--- INFORMATION PROVIDED ---
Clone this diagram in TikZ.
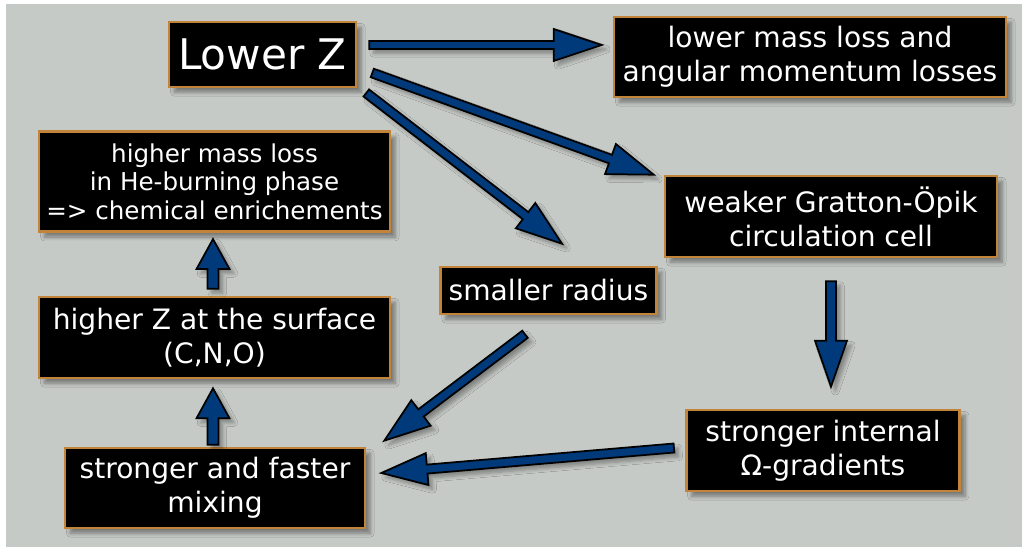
\documentclass[tikz,border=0pt]{standalone}
\usepackage{fontspec}
\setmainfont{DejaVu Sans}
\usepackage{xcolor}
\usepackage{tikz}
\usetikzlibrary{calc, shadows, shadows.blur, positioning}

\definecolor{panelgray}{RGB}{198,202,198}
\definecolor{boxedge}{RGB}{194,132,58}
\definecolor{arrowblue}{RGB}{0,58,122}

% block arrow: tail, tip, shaft half width, head half width, head length
\newcommand{\fatarrow}[5]{%
  \coordinate (neck) at ($(#2)!#5!(#1)$);
  \filldraw[fatarrow] ($(#1)!#3!90:(#2)$) -- ($(neck)!#3!90:(#2)$) -- ($(neck)!#4!90:(#2)$) -- (#2)
    -- ($(neck)!#4!-90:(#2)$) -- ($(neck)!#3!-90:(#2)$) -- ($(#1)!#3!-90:(#2)$) -- cycle;}

\begin{document}
\begin{tikzpicture}[
    x=0.02cm, y=-0.02cm,
    causebox/.style={
        rectangle,
        fill=black,
        draw=boxedge,
        line width=1.5pt,
        inner sep=0pt,
        align=center,
        text=white,
        font=\fontsize{16}{19.5}\selectfont,
        blur shadow={shadow xshift=3pt, shadow yshift=-3pt, shadow blur steps=6, shadow opacity=40}
    },
    fatarrow/.style={
        fill=arrowblue,
        draw=black,
        line width=1pt,
        line join=miter,
        blur shadow={shadow xshift=2.5pt, shadow yshift=-2.5pt, shadow blur steps=6, shadow opacity=35}
    }
]
    \useasboundingbox (0,0) rectangle (1022,547);
    \fill[panelgray] (6,4) rectangle (1022,547);

    % Cause
    \node[causebox, minimum width=3.74cm, minimum height=1.3cm,
          font=\fontsize{24}{28}\selectfont] (lowz) at (262.5,54.5) {Lower Z};

    % Right column
    \node[causebox, minimum width=7.84cm, minimum height=1.6cm] (lml) at (810,57)
        {lower mass loss and\\angular momentum losses};
    \node[causebox, minimum width=6.64cm, minimum height=1.62cm] (grat) at (831,216.5)
        {weaker Gratton-Öpik\\circulation cell};
    \node[causebox, minimum width=5.47cm, minimum height=1.62cm] (sig) at (823,450.5)
        {stronger internal\\Ω-gradients};

    % Middle
    \node[causebox, minimum width=4.32cm, minimum height=0.94cm] (rad) at (548.5,290.5)
        {smaller radius};

    % Left column
    \node[causebox, minimum width=6cm, minimum height=1.6cm] (mix) at (215,488)
        {stronger and faster\\mixing};
    \node[causebox, minimum width=7.02cm, minimum height=1.62cm] (hz) at (214.5,337.5)
        {higher Z at the surface\\(C,N,O)};
    \node[causebox, minimum width=7.02cm, minimum height=2cm,
          font=\fontsize{14}{16.4}\selectfont] (hml) at (214.5,181.75)
        {higher mass loss\\in He-burning phase\\=> chemical enrichements};

    % Arrow ends
    \coordinate (a1s) at ($(lowz.east)+(12,-9.5)$);
    \coordinate (a1e) at ($(lml.west)+(-11,-12)$);
    \coordinate (a2s) at ($(lowz.east)+(15,18.5)$);
    \coordinate (a2e) at ($(grat.north west)+(-10,0)$);
    \coordinate (a3s) at ($(lowz.east)+(9,38.5)$);
    \coordinate (a3e) at ($(rad.north)+(13.5,-22)$);
    \coordinate (a4s) at ($(grat.south)+(0,23)$);
    \coordinate (a4e) at ($(sig.north)+(8,-22)$);
    \coordinate (a5s) at ($(sig.west)+(-11,-2.5)$);
    \coordinate (a5e) at ($(mix.east)+(15,-15)$);
    \coordinate (a6s) at ($(rad.south)+(-23.5,19)$);
    \coordinate (a6e) at ($(mix.north east)+(18,-6)$);
    \coordinate (a7s) at ($(mix.north)+(-2,-2)$);
    \coordinate (a7e) at ($(hz.south)+(-1.5,9)$);
    \coordinate (a8s) at ($(hz.north)+(-1.5,-7)$);
    \coordinate (a8e) at ($(hml.south)+(-1.5,6)$);

    % Arrows
    \fatarrow{a1s}{a1e}{0.08cm}{0.32cm}{0.96cm}
    \fatarrow{a2s}{a2e}{0.09cm}{0.32cm}{0.92cm}
    \fatarrow{a3s}{a3e}{0.09cm}{0.32cm}{0.92cm}
    \fatarrow{a4s}{a4e}{0.1cm}{0.32cm}{0.92cm}
    \fatarrow{a5s}{a5e}{0.09cm}{0.32cm}{0.92cm}
    \fatarrow{a6s}{a6e}{0.09cm}{0.32cm}{0.92cm}
    \fatarrow{a7s}{a7e}{0.11cm}{0.33cm}{0.6cm}
    \fatarrow{a8s}{a8e}{0.11cm}{0.33cm}{0.6cm}
\end{tikzpicture}
\end{document}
---
### DO THIS:
Repeat the material above in full and exactly, apart from the pictures.

### WRITTEN REPLY:
Clone this diagram in TikZ.
\documentclass[tikz,border=0pt]{standalone}
\usepackage{fontspec}
\setmainfont{DejaVu Sans}
\usepackage{xcolor}
\usepackage{tikz}
\usetikzlibrary{calc, shadows, shadows.blur, positioning}

\definecolor{panelgray}{RGB}{198,202,198}
\definecolor{boxedge}{RGB}{194,132,58}
\definecolor{arrowblue}{RGB}{0,58,122}

% block arrow: tail, tip, shaft half width, head half width, head length
\newcommand{\fatarrow}[5]{%
  \coordinate (neck) at ($(#2)!#5!(#1)$);
  \filldraw[fatarrow] ($(#1)!#3!90:(#2)$) -- ($(neck)!#3!90:(#2)$) -- ($(neck)!#4!90:(#2)$) -- (#2)
    -- ($(neck)!#4!-90:(#2)$) -- ($(neck)!#3!-90:(#2)$) -- ($(#1)!#3!-90:(#2)$) -- cycle;}

\begin{document}
\begin{tikzpicture}[
    x=0.02cm, y=-0.02cm,
    causebox/.style={
        rectangle,
        fill=black,
        draw=boxedge,
        line width=1.5pt,
        inner sep=0pt,
        align=center,
        text=white,
        font=\fontsize{16}{19.5}\selectfont,
        blur shadow={shadow xshift=3pt, shadow yshift=-3pt, shadow blur steps=6, shadow opacity=40}
    },
    fatarrow/.style={
        fill=arrowblue,
        draw=black,
        line width=1pt,
        line join=miter,
        blur shadow={shadow xshift=2.5pt, shadow yshift=-2.5pt, shadow blur steps=6, shadow opacity=35}
    }
]
    \useasboundingbox (0,0) rectangle (1022,547);
    \fill[panelgray] (6,4) rectangle (1022,547);

    % Cause
    \node[causebox, minimum width=3.74cm, minimum height=1.3cm,
          font=\fontsize{24}{28}\selectfont] (lowz) at (262.5,54.5) {Lower Z};

    % Right column
    \node[causebox, minimum width=7.84cm, minimum height=1.6cm] (lml) at (810,57)
        {lower mass loss and\\angular momentum losses};
    \node[causebox, minimum width=6.64cm, minimum height=1.62cm] (grat) at (831,216.5)
        {weaker Gratton-Öpik\\circulation cell};
    \node[causebox, minimum width=5.47cm, minimum height=1.62cm] (sig) at (823,450.5)
        {stronger internal\\Ω-gradients};

    % Middle
    \node[causebox, minimum width=4.32cm, minimum height=0.94cm] (rad) at (548.5,290.5)
        {smaller radius};

    % Left column
    \node[causebox, minimum width=6cm, minimum height=1.6cm] (mix) at (215,488)
        {stronger and faster\\mixing};
    \node[causebox, minimum width=7.02cm, minimum height=1.62cm] (hz) at (214.5,337.5)
        {higher Z at the surface\\(C,N,O)};
    \node[causebox, minimum width=7.02cm, minimum height=2cm,
          font=\fontsize{14}{16.4}\selectfont] (hml) at (214.5,181.75)
        {higher mass loss\\in He-burning phase\\=> chemical enrichements};

    % Arrow ends
    \coordinate (a1s) at ($(lowz.east)+(12,-9.5)$);
    \coordinate (a1e) at ($(lml.west)+(-11,-12)$);
    \coordinate (a2s) at ($(lowz.east)+(15,18.5)$);
    \coordinate (a2e) at ($(grat.north west)+(-10,0)$);
    \coordinate (a3s) at ($(lowz.east)+(9,38.5)$);
    \coordinate (a3e) at ($(rad.north)+(13.5,-22)$);
    \coordinate (a4s) at ($(grat.south)+(0,23)$);
    \coordinate (a4e) at ($(sig.north)+(8,-22)$);
    \coordinate (a5s) at ($(sig.west)+(-11,-2.5)$);
    \coordinate (a5e) at ($(mix.east)+(15,-15)$);
    \coordinate (a6s) at ($(rad.south)+(-23.5,19)$);
    \coordinate (a6e) at ($(mix.north east)+(18,-6)$);
    \coordinate (a7s) at ($(mix.north)+(-2,-2)$);
    \coordinate (a7e) at ($(hz.south)+(-1.5,9)$);
    \coordinate (a8s) at ($(hz.north)+(-1.5,-7)$);
    \coordinate (a8e) at ($(hml.south)+(-1.5,6)$);

    % Arrows
    \fatarrow{a1s}{a1e}{0.08cm}{0.32cm}{0.96cm}
    \fatarrow{a2s}{a2e}{0.09cm}{0.32cm}{0.92cm}
    \fatarrow{a3s}{a3e}{0.09cm}{0.32cm}{0.92cm}
    \fatarrow{a4s}{a4e}{0.1cm}{0.32cm}{0.92cm}
    \fatarrow{a5s}{a5e}{0.09cm}{0.32cm}{0.92cm}
    \fatarrow{a6s}{a6e}{0.09cm}{0.32cm}{0.92cm}
    \fatarrow{a7s}{a7e}{0.11cm}{0.33cm}{0.6cm}
    \fatarrow{a8s}{a8e}{0.11cm}{0.33cm}{0.6cm}
\end{tikzpicture}
\end{document}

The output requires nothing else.